Please send to: info@f-ism.org
QUESTIONS
For your questions about 'Inclusive Science in Healthcare' you may send your enquiries to Chandrasekhar Monsanto.
Please send to: chandrasekhar@f-ism.org
(1) Open Systems Perspective for Integration (OSPI)
A theoretical open unified conceptual approach which describes all levels of subjective experience from a larger 3D perspective, starting from consciousness. OSPI describes the interaction between the client and practitioner, the connection with the healing practice, including diagnosis and therapy, and its organization. The absolute reference point from where human development is studied and described is consciousness. The zero dimension. This integration perspective enables to make correlations between systems in order to interactively use these (seemingly) dissimilar systems of healing. From an OSPI perspective any therapeutic intervention serves to empower the individual client whom chooses to use its effect for Self-integration purposes.
(2) Self-integration through Empowerment, Lifestyle and Feedback (SELF)
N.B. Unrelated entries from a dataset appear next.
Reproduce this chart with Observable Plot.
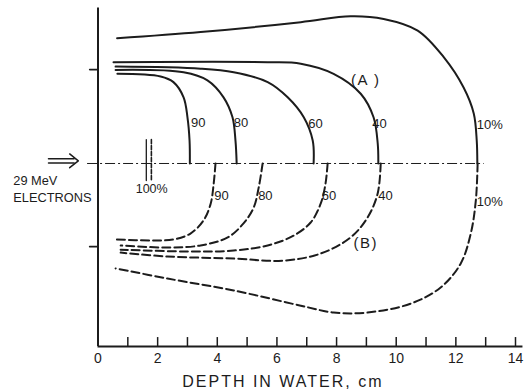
<!DOCTYPE html>
<html><head><meta charset="utf-8">
<script src="https://cdn.jsdelivr.net/npm/d3@7"></script>
<script src="https://cdn.jsdelivr.net/npm/@observablehq/plot@0.6"></script>
<style>
html,body{margin:0;padding:0;background:#fff;}
</style></head>
<body><div id="chart"></div>
<script>
// Depth (cm) vs lateral distance from central axis (cm)
// (A) solid isodose curves, upper half
const solid90 = [[0.65,3.01],[2.1,2.92],[2.53,2.73],[2.87,2.22],[3.0,1.55],[3.07,0.77],[3.08,0]];
const solid80 = [[0.59,3.14],[2.87,3.06],[3.67,2.79],[4.21,2.22],[4.51,1.55],[4.61,0.77],[4.65,0]];
const solid60 = [[0.59,3.25],[3.44,3.18],[4.55,3.06],[5.69,2.73],[6.36,2.22],[6.9,1.55],[7.2,0.77],[7.23,0]];
const solid40 = [[0.52,3.40],[5.69,3.40],[6.8,3.35],[7.9,3.01],[8.81,2.34],[9.24,1.55],[9.38,0.67],[9.4,0]];
const solid10 = [[0.64,4.2],[3.44,4.41],[6.8,4.74],[8.47,4.94],[9.58,4.85],[10.72,4.46],[11.6,3.56],[12.26,2.55],[12.6,1.68],[12.7,0.77],[12.72,0]];
// (B) dashed isodose curves, lower half
const dashed90 = [[3.94,0],[3.88,-0.67],[3.78,-1.34],[3.54,-1.91],[3.1,-2.35],[2.53,-2.55],[1.76,-2.58],[0.59,-2.55]];
const dashed80 = [[5.52,0],[5.39,-0.8],[5.22,-1.48],[4.88,-2.01],[4.35,-2.48],[3.44,-2.75],[2.33,-2.82],[0.76,-2.75]];
const dashed60 = [[7.7,0],[7.63,-0.67],[7.47,-1.34],[7.13,-1.98],[6.56,-2.42],[5.69,-2.75],[4.55,-2.92],[2.87,-2.95],[0.76,-2.89]];
const dashed40 = [[9.48,0],[9.38,-1.0],[9.04,-1.81],[8.47,-2.48],[7.47,-3.02],[6.22,-3.26],[4.55,-3.19],[2.33,-3.12],[0.76,-2.99]];
const dashed10 = [[12.73,0],[12.67,-1.24],[12.5,-2.35],[12.16,-3.36],[11.49,-4.16],[10.49,-4.7],[9.04,-5.0],[7.9,-5.0],[6.8,-4.77],[4.55,-4.26],[2.33,-3.86],[0.59,-3.52]];

const upperLabels = [["90",3.12,1.38],["80",4.55,1.38],["60",7.05,1.34],["40",9.2,1.34],["10%",12.7,1.3]];
const lowerLabels = [["90",3.9,-1.07],["80",5.37,-1.07],["60",7.5,-1.07],["40",9.4,-1.07],["10%",12.7,-1.3]];
const regionLabels = [["(A )",8.98,2.79],["(B)",8.98,-2.68]];
const xTicks = d3.range(1,15);
const xTickLabels = [0,2,4,6,8,10,12,14];
const xTitle = "DEPTH IN WATER, cm";
const beamText = [["29 MeV",-2.84,-0.6],["ELECTRONS",-2.84,-1.17]];
const bracket = [[-0.28,3.15],[0,3.15],[0,-2.79],[-0.28,-2.79]];
const arrowShaftTop = [[-1.66,0.16],[-0.8,0.16]];
const arrowShaftBot = [[-1.66,0.02],[-0.8,0.02]];
const arrowHead = [[-0.95,0.32],[-0.66,0.09],[-0.95,-0.14]];
const marker100Solid = [[1.62,0.8],[1.62,-0.57]];
const marker100Dashed = [[1.79,0.8],[1.79,-0.57]];
const marker100Label = [["100%",1.8,-0.87]];

const ink = "#1c1c1c";
const font = "Liberation Sans, Arial, sans-serif";
const yMin = -6.14, yMax = 5.2;

const P = d => d[0], Q = d => d[1];
const solidLine = arr => Plot.line(arr, {x: P, y: Q, curve: "catmull-rom", stroke: ink, strokeWidth: 2});
const dashLine = arr => Plot.line(arr, {x: P, y: Q, curve: "catmull-rom", stroke: ink, strokeWidth: 2, strokeDasharray: "8,4"});
const labelText = (arr, size, anchor) => Plot.text(arr, {text: d => d[0], x: d => d[1], y: d => d[2], textAnchor: anchor, fontSize: size, fill: ink, fontFamily: font});

const chart = Plot.plot({
  width: 525, height: 391,
  marginLeft: 97.5, marginRight: 10, marginTop: 8, marginBottom: 45,
  x: {domain: [0,14], axis: null},
  y: {domain: [yMin, yMax], axis: null},
  style: {background: "#fff", color: ink, fontFamily: font},
  marks: [
    // axes lines
    Plot.ruleX([0], {y1: yMin, y2: yMax + 0.02, stroke: ink, strokeWidth: 2}),
    Plot.ruleY([yMin], {x1: 0, x2: 14.25, stroke: ink, strokeWidth: 1.8}),
    Plot.ruleX(xTicks, {x: d => d, y1: yMin, y2: yMin + 0.3, stroke: ink, strokeWidth: 1.5}),
    Plot.text(xTickLabels, {x: d => d, y: yMin, dy: 12, text: d => String(d), fontSize: 14, fill: ink, fontFamily: font}),
    Plot.text([xTitle], {x: 6.2, y: yMin, dy: 35, text: d => d, fontSize: 16, fill: ink, fontFamily: font}),
    // central axis
    Plot.ruleY([0], {x1: -0.35, x2: 12.95, stroke: ink, strokeWidth: 1, strokeDasharray: "10,3,2,3"}),
    // beam bracket and arrow
    Plot.line(bracket, {x: P, y: Q, stroke: ink, strokeWidth: 1.6}),
    Plot.line(arrowShaftTop, {x: P, y: Q, stroke: ink, strokeWidth: 1.5}),
    Plot.line(arrowShaftBot, {x: P, y: Q, stroke: ink, strokeWidth: 1.5}),
    Plot.line(arrowHead, {x: P, y: Q, stroke: ink, strokeWidth: 1.5}),
    Plot.text(beamText, {text: d => d[0], x: d => d[1], y: d => d[2], textAnchor: "start", fontSize: 12.8, fill: ink, fontFamily: font}),
    // 100% marker
    Plot.line(marker100Solid, {x: P, y: Q, stroke: ink, strokeWidth: 1.3}),
    Plot.line(marker100Dashed, {x: P, y: Q, stroke: ink, strokeWidth: 1.6, strokeDasharray: "4,2"}),
    labelText(marker100Label, 12.5, "middle"),
    // isodose curves
    solidLine(solid90), solidLine(solid80), solidLine(solid60), solidLine(solid40), solidLine(solid10),
    dashLine(dashed90), dashLine(dashed80), dashLine(dashed60), dashLine(dashed40), dashLine(dashed10),
    labelText(upperLabels, 13, "start"),
    labelText(lowerLabels, 13, "start"),
    labelText(regionLabels, 15, "middle")
  ]
});
d3.select(chart).selectAll("text").filter(function(){ return this.textContent === xTitle; }).attr("letter-spacing", "2px");
d3.select(chart).selectAll("text").filter(function(){ return this.textContent === "(A )" || this.textContent === "(B)"; }).attr("letter-spacing", "1.5px");
document.getElementById("chart").appendChild(chart);
</script>
</body></html>
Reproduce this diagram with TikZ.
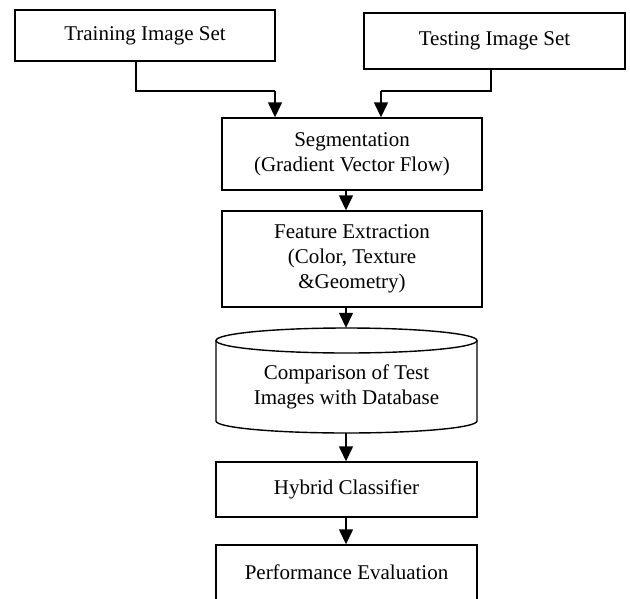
\documentclass[tikz,border=0pt]{standalone}
\usepackage{fontspec}
\setmainfont{Liberation Serif}
\usetikzlibrary{arrows.meta}
\tikzset{
  box/.style={draw, line width=1.4pt, rectangle, align=center, inner sep=0pt,
    font=\fontsize{21}{25}\selectfont},
  plain/.style={rectangle, align=center, inner sep=0pt,
    font=\fontsize{21}{25}\selectfont},
  arr/.style={line width=1.4pt, -{Triangle[width=14pt,length=15pt]}},
  conn/.style={line width=1.4pt}
}
\begin{document}
\begin{tikzpicture}[x=1pt,y=-1pt]
\useasboundingbox (0,0) rectangle (630,598);
\clip (0,0) rectangle (630,598);
\node[box, minimum width=260pt, minimum height=51pt] (train) at (145,35.5) {Training Image Set};
\node[box, minimum width=261pt, minimum height=56pt] (test) at (494.5,41) {Testing Image Set};
\node[box, minimum width=260pt, minimum height=72pt] (seg) at (352,154) {Segmentation\\(Gradient Vector Flow)};
\node[box, minimum width=260pt, minimum height=96pt] (feat) at (352,259) {Feature Extraction\\(Color, Texture\\\&Geometry)};
\node[plain, minimum width=261pt, minimum height=105pt] (cyl) at (346.5,380.5) {};
\node[plain] (cyltext) at (346.5,387) {Comparison of Test\\Images with Database};
\node[box, minimum width=261pt, minimum height=55pt] (hyb) at (346.5,489.5) {Hybrid Classifier};
\node[box, minimum width=261pt, minimum height=55pt] (perf) at (346.5,572.5) {Performance Evaluation};
% cylinder outline
\draw[conn] (346.5,340.5) ellipse [x radius=130.5, y radius=12.5];
\draw[conn] (216,340.5) -- (216,421) arc[start angle=180, end angle=0, x radius=130.5, y radius=12] -- (477,340.5);
% connectors
\coordinate (tx) at (136,0);
\coordinate (tb) at (275,91);
\coordinate (sx) at (491,0);
\coordinate (sb) at (381,91);
\coordinate (cx) at (346,0);
\draw[conn] (tx |- train.south) |- (tb);
\draw[arr] (tb) -- (tb |- seg.north);
\draw[conn] (sx |- test.south) |- (sb);
\draw[arr] (sb) -- (sb |- seg.north);
\draw[arr] (cx |- seg.south) -- (cx |- feat.north);
\draw[arr] (cx |- feat.south) -- (cx |- cyl.north);
\draw[arr] (cx |- cyl.south) -- (cx |- hyb.north);
\draw[arr] (cx |- hyb.south) -- (cx |- perf.north);
\end{tikzpicture}
\end{document}
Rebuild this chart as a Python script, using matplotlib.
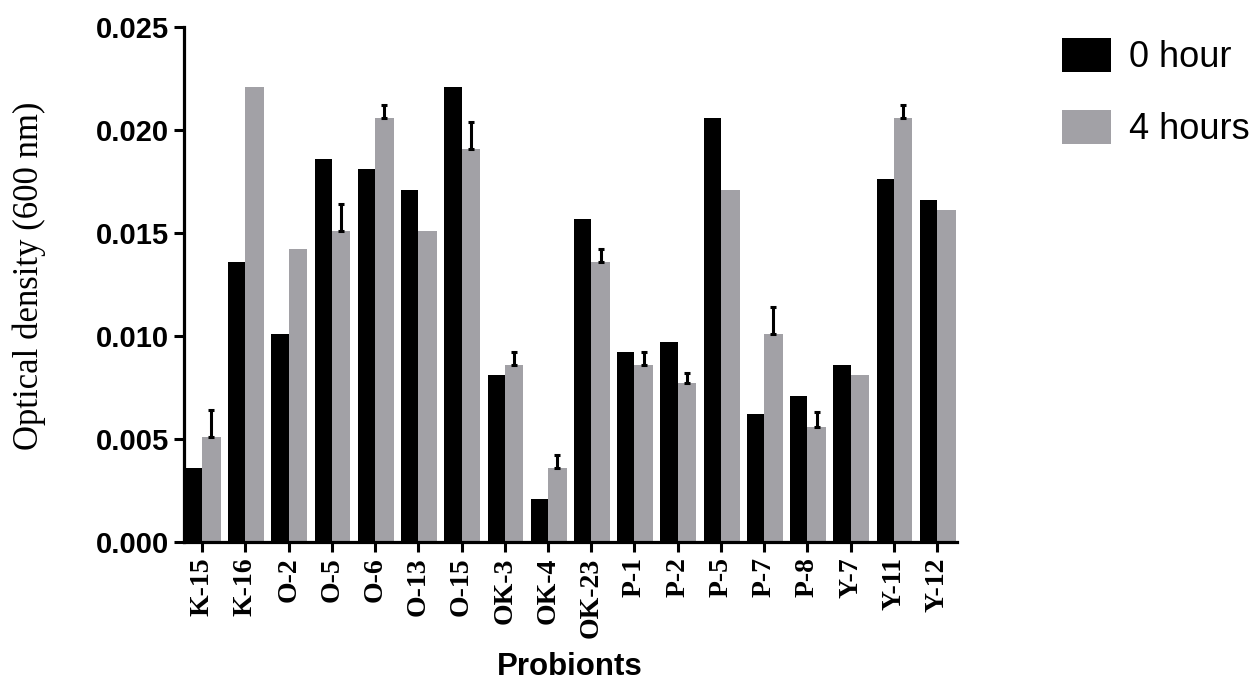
import matplotlib
matplotlib.use('Agg')
import matplotlib.pyplot as plt
import numpy as np

# data
probionts = ['K-15', 'K-16', 'O-2', 'O-5', 'O-6', 'O-13', 'O-15', 'OK-3', 'OK-4',
             'OK-23', 'P-1', 'P-2', 'P-5', 'P-7', 'P-8', 'Y-7', 'Y-11', 'Y-12']
od_0h = [0.0036, 0.0136, 0.0101, 0.0186, 0.0181, 0.0171, 0.0221, 0.0081, 0.0021,
         0.0157, 0.0092, 0.0097, 0.0206, 0.0062, 0.0071, 0.0086, 0.0176, 0.0166]
od_4h = [0.0051, 0.0221, 0.0142, 0.0151, 0.0206, 0.0151, 0.0191, 0.0086, 0.0036,
         0.0136, 0.0086, 0.0077, 0.0171, 0.0101, 0.0056, 0.0081, 0.0206, 0.0161]
err_4h = [0.0013, 0.0, 0.0, 0.0013, 0.0006, 0.0, 0.0013, 0.0006, 0.0006,
          0.0006, 0.0006, 0.0005, 0.0, 0.0013, 0.0007, 0.0, 0.0006, 0.0]

black = '#000000'
grey = '#a2a1a6'

fig = plt.figure(figsize=(12.58, 6.84), dpi=100)
ax = fig.add_axes([0.1463, 0.2076, 0.6144, 0.7529])

x = np.arange(len(probionts))
w = 0.4
ax.bar(x - w / 2, od_0h, width=w, color=black, label='0 hour')
ax.bar(x + 0.215, od_4h, width=0.43, color=grey, label='4 hours')

# only bars that have a visible error get a whisker
err = np.array(err_4h)
od4 = np.array(od_4h)
has_err = err > 0
ax.errorbar(x[has_err] + 0.215, od4[has_err], yerr=[np.zeros(has_err.sum()), err[has_err]],
            fmt='none', ecolor=black, elinewidth=2.2, capsize=2.5, capthick=2.2)

ax.set_xlim(-0.42, 17.46)
ax.set_ylim(0, 0.025)
ax.set_yticks([0.0, 0.005, 0.010, 0.015, 0.020, 0.025])
ax.set_yticklabels(['0.000', '0.005', '0.010', '0.015', '0.020', '0.025'],
                   fontfamily='Liberation Sans', fontweight='bold', fontsize=21)
ax.set_xticks(x)
ax.set_xticklabels(probionts, rotation=90, fontfamily='Liberation Serif',
                   fontweight='bold', fontsize=20)

for s in ['top', 'right']:
    ax.spines[s].set_visible(False)
for s in ['left', 'bottom']:
    ax.spines[s].set_linewidth(2.3)
ax.tick_params(axis='both', width=2.2, length=7, pad=4)

ax.set_ylabel('Optical density (600 nm)', fontfamily='Liberation Serif', fontsize=25)
ax.yaxis.set_label_coords(-0.179, 0.517)
ax.set_xlabel('Probionts', fontfamily='Liberation Sans', fontweight='bold', fontsize=22.5)
ax.xaxis.set_label_coords(0.499, -0.213)

ax.legend(loc='upper left', bbox_to_anchor=(0.8444, 0.945), bbox_transform=fig.transFigure,
          frameon=False, prop={'family': 'Liberation Sans', 'size': 26},
          handlelength=1.35, handleheight=1.1, handletextpad=0.5, labelspacing=0.95,
          borderaxespad=0, borderpad=0)

fig.savefig('out.png', dpi=100)
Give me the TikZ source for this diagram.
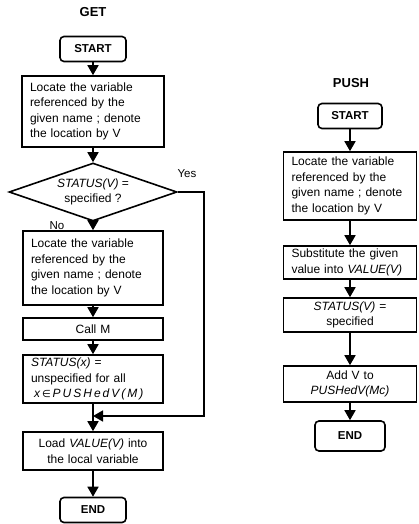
\documentclass[tikz,border=0pt]{standalone}
\usepackage{fontspec}
\setmainfont{Liberation Sans}
\newfontfamily\symfont{DejaVu Sans}
\usetikzlibrary{shapes.geometric,arrows.meta}
\begin{document}
\begin{tikzpicture}[x=1pt,y=-1pt,
  every node/.style={font=\fontsize{12}{15.5}\selectfont},
  proc/.style={draw,line width=1.6pt,inner xsep=8pt,inner ysep=0pt},
  terminal/.style={draw,line width=1.6pt,rounded corners=4pt,
    font=\bfseries\fontsize{11.5}{13}\selectfont,minimum width=66pt,minimum height=25pt},
  decision/.style={draw,line width=1.6pt,diamond,aspect=2.9,inner sep=0pt,
    minimum width=168pt,minimum height=58pt,align=center},
  flow/.style={line width=1.6pt,-{Triangle[length=10pt,width=11pt]}},
  heading/.style={font=\bfseries\fontsize{13}{15}\selectfont},
  answer/.style={font=\fontsize{11.5}{13}\selectfont}
]
\useasboundingbox (0,0) rectangle (418,524);

% ---------------- GET ----------------
\node[heading] (gett) at (93,12) {GET};
\node[terminal] (gs) at (93,49) {START};
\node[proc,text width=126pt,minimum height=71pt,align=left] (g1) at (93,111.5)
  {Locate the variable\\referenced by the\\given name ; denote\\the location by V};
\node[decision] (gd) at (93,192) {\textit{STATUS(V)} =\\specified ?};
\node[proc,text width=124pt,minimum height=74pt,align=left] (g2) at (93,268)
  {Locate the variable\\referenced by the\\given name ; denote\\the location by V};
\node[proc,text width=124pt,minimum height=22pt,align=center] (gm) at (93,329) {Call M};
\node[proc,text width=124pt,minimum height=48pt,align=left] (gx) at (93,379)
  {\textit{STATUS(x)} =\\unspecified for all\\\hspace*{3pt}\textit{x\,{\symfont\upshape\fontsize{10}{12}\selectfont∈}\,P\,U\,S\,H\,e\,d\,V\,(\,M\,)}};
\node[proc,text width=124pt,minimum height=38pt,align=center] (gl) at (93,451)
  {Load \textit{VALUE(V)} into\\the local variable};
\node[terminal] (ge) at (93,510) {END};

\node[answer] (yes) at (187,174) {Yes};
\node[answer] (no) at (57,226) {No};

\coordinate (gr) at (204,416);
\coordinate (join) at (93,416);

\draw[flow] (gs) -- (g1);
\draw[flow] (g1) -- (gd);
\draw[flow] (gd) -- (g2);
\draw[flow] (g2) -- (gm);
\draw[flow] (gm) -- (gx);
\draw[flow] (gx) -- (gl);
\draw[flow] (gl) -- (ge);
\draw[flow] (gd.east) -| (gr) -- (join);

% ---------------- PUSH ----------------
\node[heading] (pusht) at (351,83) {PUSH};
\node[terminal,minimum width=64pt] (ps) at (350,116) {START};
\node[proc,text width=117pt,minimum height=68pt,align=left] (p1) at (350,186)
  {Locate the variable\\referenced by the\\given name ; denote\\the location by V};
\node[proc,text width=117pt,minimum height=33pt,align=left] (p2) at (350,262.5)
  {Substitute the given\\value into \textit{VALUE(V)}};
\node[proc,text width=117pt,minimum height=34pt,align=center] (p3) at (350,315)
  {\textit{STATUS(V)} =\\specified};
\node[proc,text width=117pt,minimum height=36pt,align=center] (p4) at (350,384)
  {Add V to\\\textit{PUSHedV(Mc)}};
\node[terminal,minimum width=70pt,minimum height=30pt] (pe) at (350,436) {END};

\draw[flow] (ps) -- (p1);
\draw[flow] (p1) -- (p2);
\draw[flow] (p2) -- (p3);
\draw[flow] (p3) -- (p4);
\draw[flow] (p4) -- (pe);
\end{tikzpicture}
\end{document}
Is a practical implementation of OSPI which focuses on the physic-psycho-emotional development or Self-integration and assistance therein by practitioners. The basis of its practice is feedback, self-knowledge, self-responsibility and self-activity. Unlike psychology it focuses on feeding back information to individual clients about the subjective levels of experience: physical, energetic and psycho-emotional for the purpose of internal navigation and integration. It does this through means of multiple techniques for ‘process diagnosis’ which describe the dynamic nature of the subjective experience. Instead of being applied as a spot-check at the beginning of a consultation, ‘process diagnosis’ is applied throughout a session. The continuous feedback and its contextualization, result in self-recognition through self-knowledge. The basis for the working out of traumatic experiences and the breaching through of pathogenic patterns and reflexes. The latter were developed through (inter)dependency relationships. Self-integration enhances and activates the self-healing capacity and develops a sense of self-responsibility and self-activity. From the physic-psycho-emotional perspective of a client a practitioner describes the complex interaction between the client, his environment, the course of his/her life, the healer, the healing techniques, and the interaction between healing systems.
(3) Information Medicine
Is a form of medical practice whereby physical diseases are healed by activation of the self-healing capacity of mind and body. This is done through the use of diagnosis and feedback of information on subjective levels of experience. This breaches through pathogenic patterns and reflexes.